Working with Bryan Hitch on the story has been amazing. He’s such a great collaborator, obviously very skilled as a draftsman and as a storyteller, but just as a collaborator and the way that we’re able to build these stories together and bounce ideas back and forth off each other and one person says A and the other person says B and together we come out with C. It’s just we’ve got a really good thing going on. Every issue he’s in a new location, unique to the DCU, makes a new discovery, and then goes to the next location and explores again and makes a new discovery and so we’re really keeping that pace of new places, new discoveries, every issue. Don’t be intimidated by it.
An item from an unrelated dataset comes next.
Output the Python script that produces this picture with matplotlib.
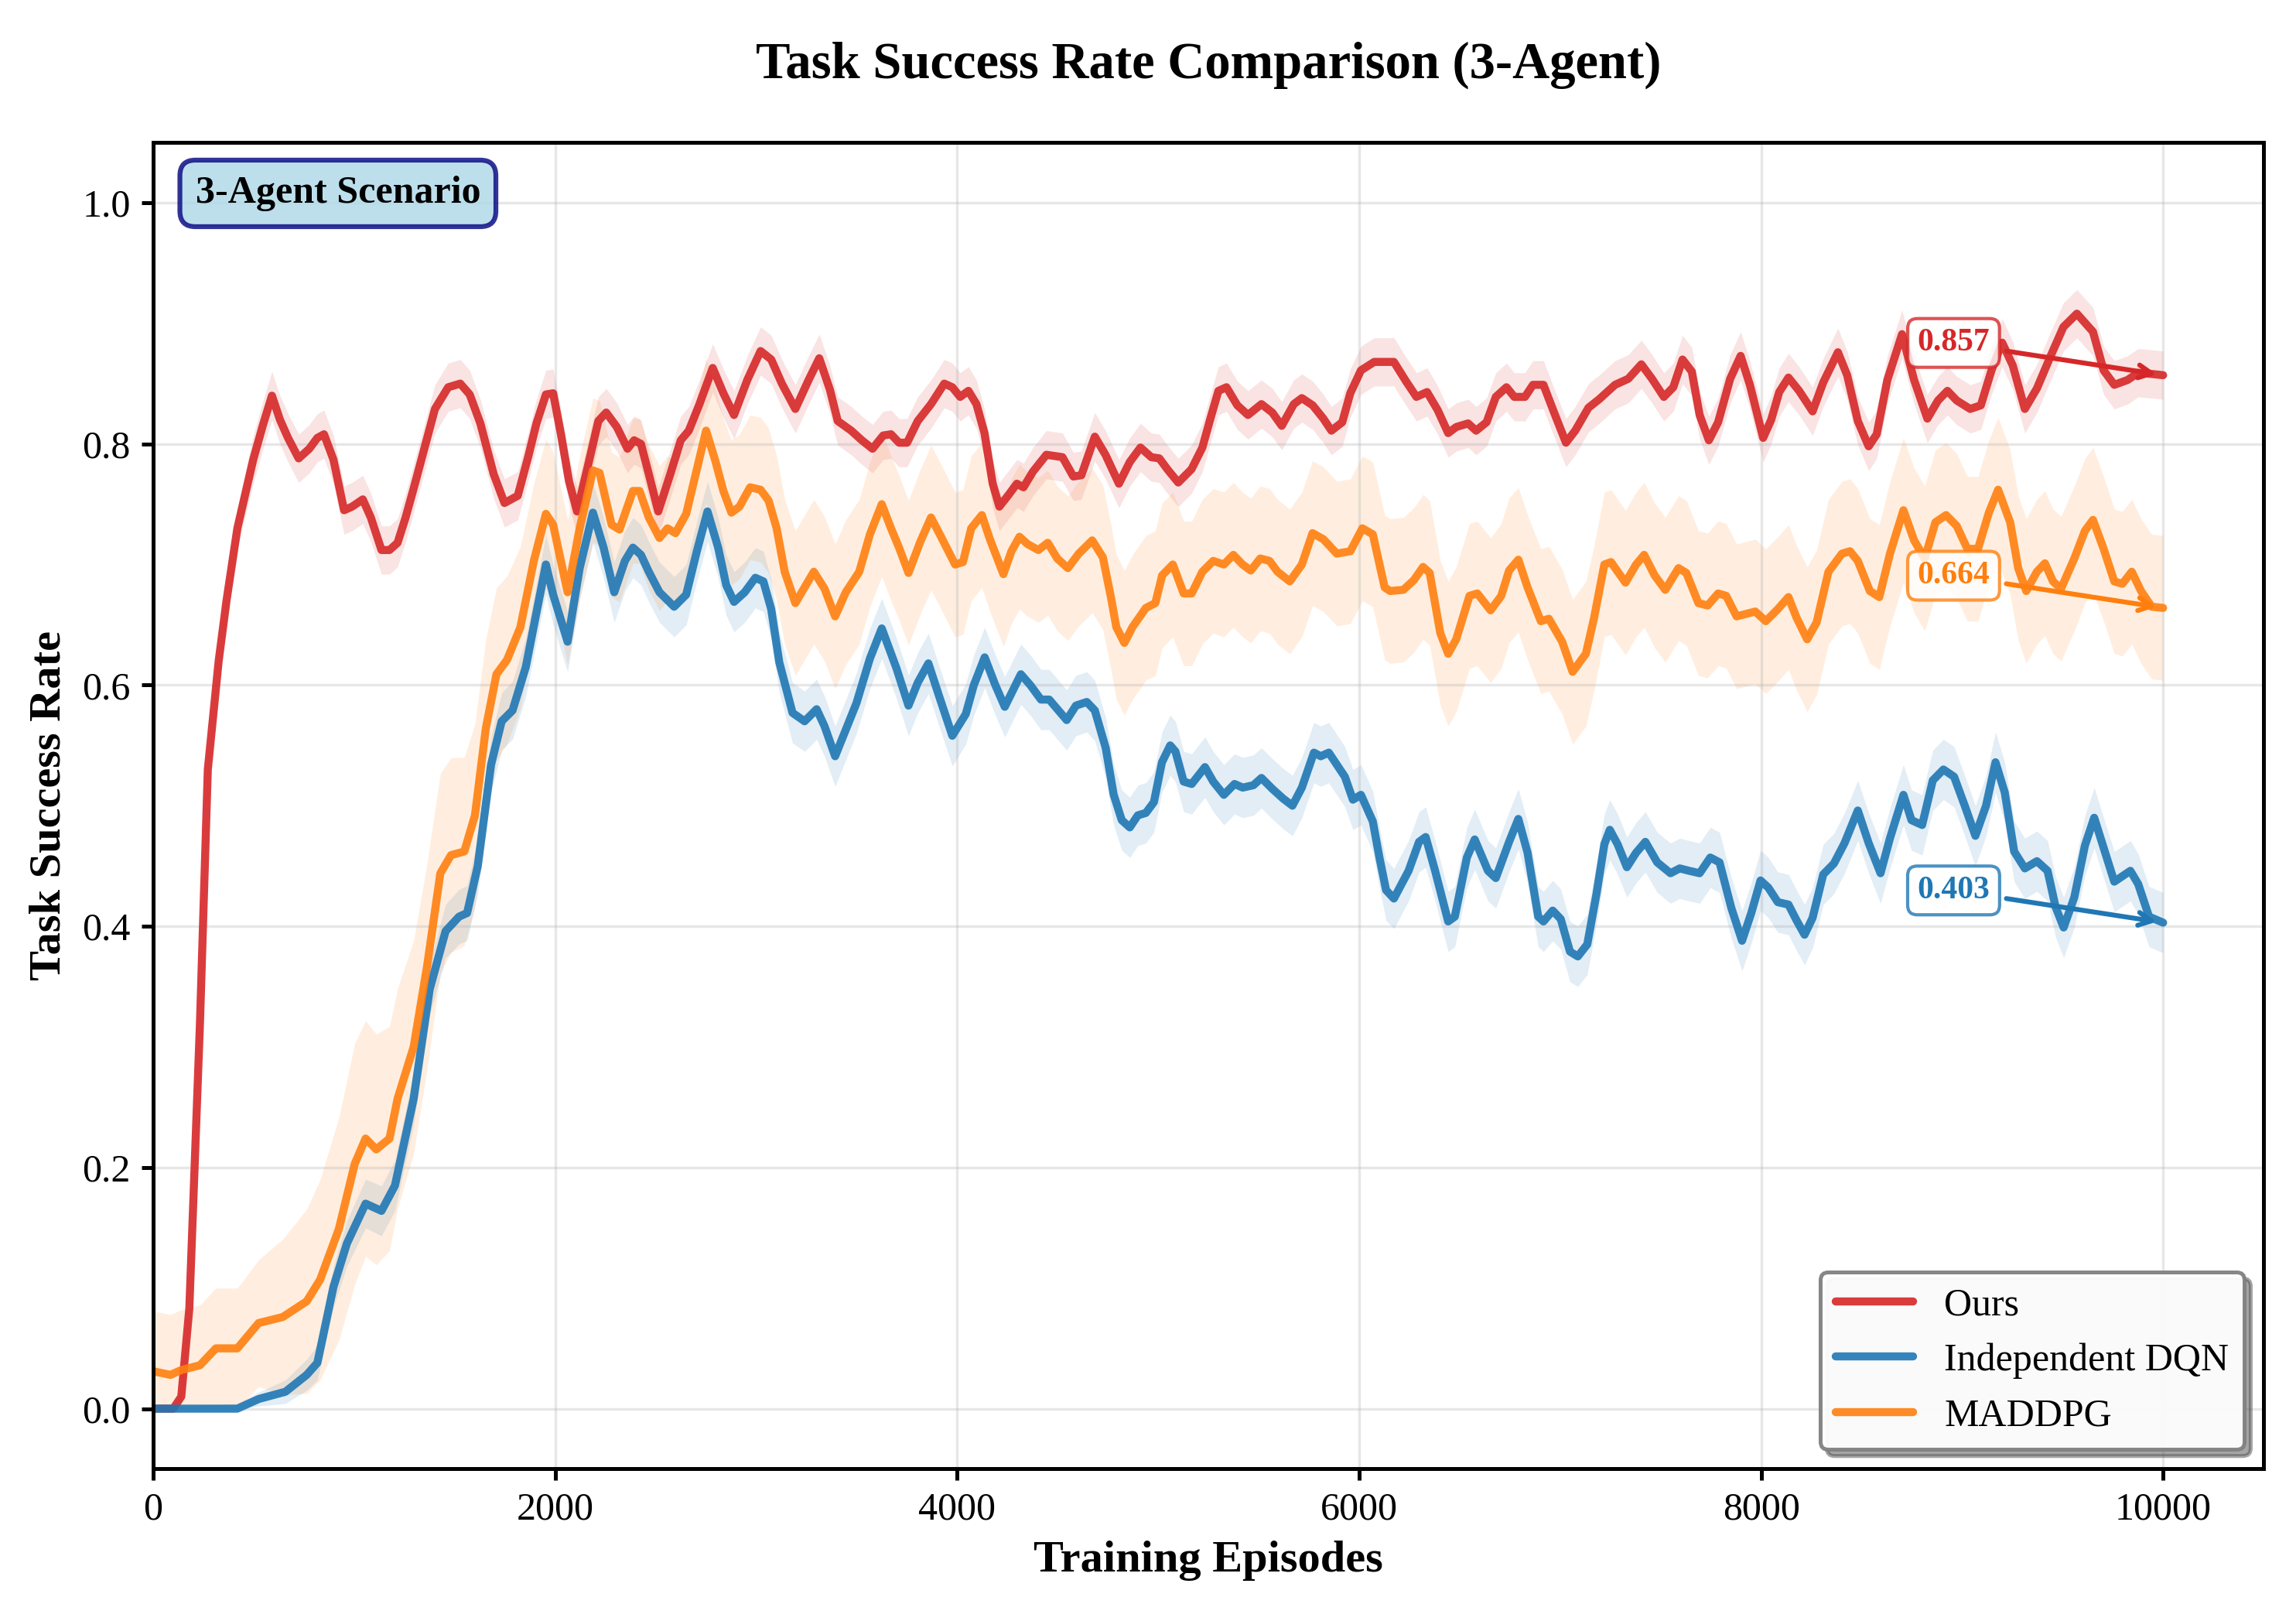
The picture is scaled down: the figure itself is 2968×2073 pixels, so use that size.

If you are a reader who has liked Hawkman historically, whether it’s the Thanagarian police officer version, or the reincarnating Egyptian prince version, it all counts now. They’re all unified under one concept. We’ve got things that we’re gonna do with those mythologies that we’re gonna show you in a different way. How there were secrets buried within things this entire time you’ve been reading Hawkman you never knew about and you’re gonna discover those secrets as Carter Hall discovers them himself. Or if you’re a new reader who doesn’t a single thing about Hawkman, you can pick this up and you can get high, high adventure in the style of the Indiana Jones of the DC Universe. 

Robert Venditti’s final issue on Green Lantern, Hal Jordan and the Green Lantern Corps #50, arrives on August 8. Hawkman ships monthly from DC Comics.